Carlos Tavares apelou, esta segunda-feira, a que houvesse “respeito” por quem investiu as suas poupanças em papel comercial do GES. “Esta é uma questão jurídica, naturalmente, mas também é uma questão de respeito pelas pessoas que aplicaram as suas poupanças”, afirmou, no final de um almoço promovido pela ACEGE – Associação Cristã de Empresários e Gestores.
O presidente da Comissão do Mercado de Valores Mobiliários (CMVM) adiantou que era uma “questão de palavra” e de “cumprimento com compromissos”. “Nesta altura, mais do que discutir posições de uns e de outros, o importante é encontrar uma solução e encontrá-la rapidamente“, revelou.
Em causa, está o assunto que colocou o Banco de Portugal (BdP) e a CMVM em rota de colisão nos últimos dias, depois de o BdP ter enviado uma carta à comissão de inquérito ao BES que remetia a responsabilidade sobre o papel comercial para a supervisora dos mercados financeiros. Em resposta, Carlos Tavares assegurou que não vai deixar de utilizar todos os instrumentos que a lei coloca à disposição para assegurar a proteção dos investidores.
O presidente da CMVM defende, ao contrário do BdP, que o Novo Banco deve compensar os 2.500 clientes que investiram em papel comercial do GES. A gestão de Stock da Cunha argumenta que não pode reembolsar os clientes porque isso poria em causa a rentabilidade e os rácios de capital. E o Banco de Portugal não permite soluções que fragilizem a situação financeira do Novo Banco cuja venda vai ser negociada nos próximos meses.
“Não há boas regras que resistam às más práticas”
No almoço desta segunda-feira, o assunto em cima da mesa foi o governo das sociedades e responsabilidade social das empresas. Carlos Tavares aproveitou a ocasião para lembrar que no passado, quem entrava para a banca sabia que estava ali para servir o interesse dos clientes.
“O interesse primordial era, de facto, o cliente, e nunca se pôs a questão de ter de aderir a um código de ética escrito. Eram outros tempos, em que a palavra dada era sagrada”, referiu o presidente da CMVM.
Carlos Tavares adiantou que os mecanismos de tomada de decisão de assunção de riscos têm de ser assegurados por “pessoas competentes” e apropriadas para cada função. “De nada vale a uma sociedade ter controlo de riscos se as pessoas que as executam não tiverem independência e competência necessária para os aplicar”, disse.
O líder da CMVM adiantou que o real problema “é que não há bons governos de corporate governance que resistam às pessoas erradas”, que “não há boas regras que resistam às más práticas” e que “não há bons princípios de governo societário que resistam à falta de ética e de valores na condução das empresas”.
Os casos GES/BES e o investimento da Portugal Telecom na holding do GES, a Rioforte, levantaram dúvidas sobre a forma como são geridos os conflitos de interesses nas grandes empresas portuguesas, pondo em causa as boas práticas de gestão.
“Se nos recordarmos dos casos BCP, BPN, BPP, BES e PT, em todos eles encontramos grandes défices no funcionamento dos mecanismos essenciais do governo societário.
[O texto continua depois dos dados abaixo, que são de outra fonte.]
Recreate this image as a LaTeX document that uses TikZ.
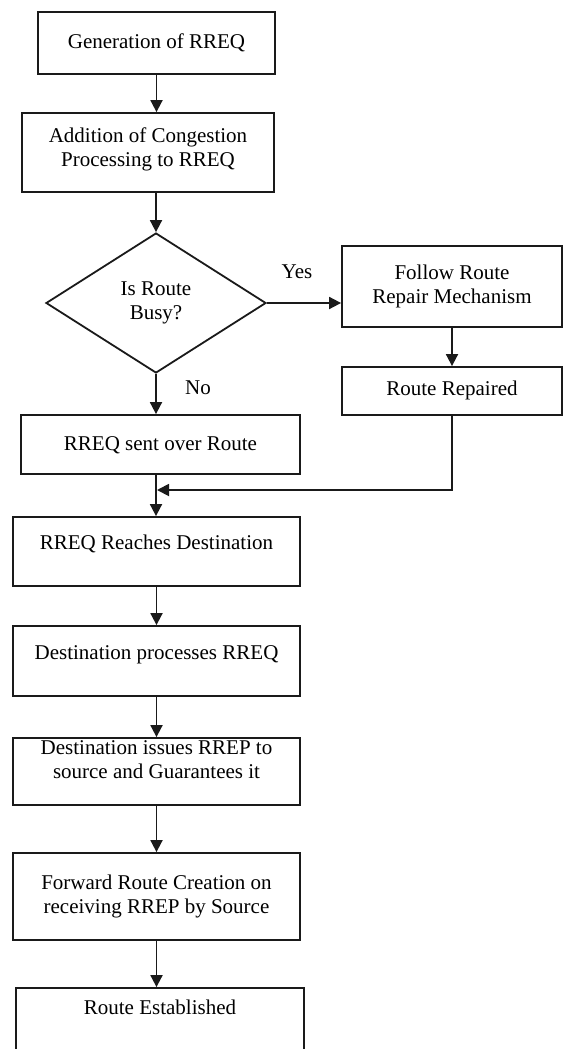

E, no entanto, algumas destas empresas eram altamente avaliadas – seja pela CMVM seja por entidades privadas – e apresentavam excelentes relatórios de governo sobre o cumprimento do Código de Governo e respetivas recomendações”, disse.
Carlos Tavares lançou também um desafio à ACEGE: criarem, em conjunto, um índice de ética e responsabilidade social das empresas, em Portugal. “Seria algo que gostaria de deixar como legado para os meus sucessores”, disse.
No culminar da sua intervenção, pediu “tolerância zero para os desvios à ética dos comportamentos, às boas práticas empresariais e aos chamados valores tradicionais”.
“Não me recordo de ter visto propostas de destituição destes elementos [administradores, auditores, entre outros] por não cumprirem cabalmente as suas funções. Pelo contrário, encontramos certamente louvores – e até prémios generosos – a pessoas que integram órgãos sociais que foram responsáveis por decisões ruinosas para os acionistas”, referiu.
Sobre os pequenos acionistas, disse que há regras que não devem precisar de serem escritas para serem lembradas. Por exemplo: o acionista de controlo deve ter presente que tem deveres para com os acionistas minoritários. “A ACEGE fala em amor pelo próximo. Eu já fico satisfeito com respeito pelo próximo, com os direitos por aqueles que prestam um serviço socialmente útil, que é colocar o seu dinheiro ao serviço de uma empresa“, disse.
Mais tarde acrescentou que quem coloca o seu dinheiro sob forma de ações ao serviço de empresas “está a prestar um serviço de valor inestimável à empresa” e à própria economia do país, que “tem de ser respeitado”.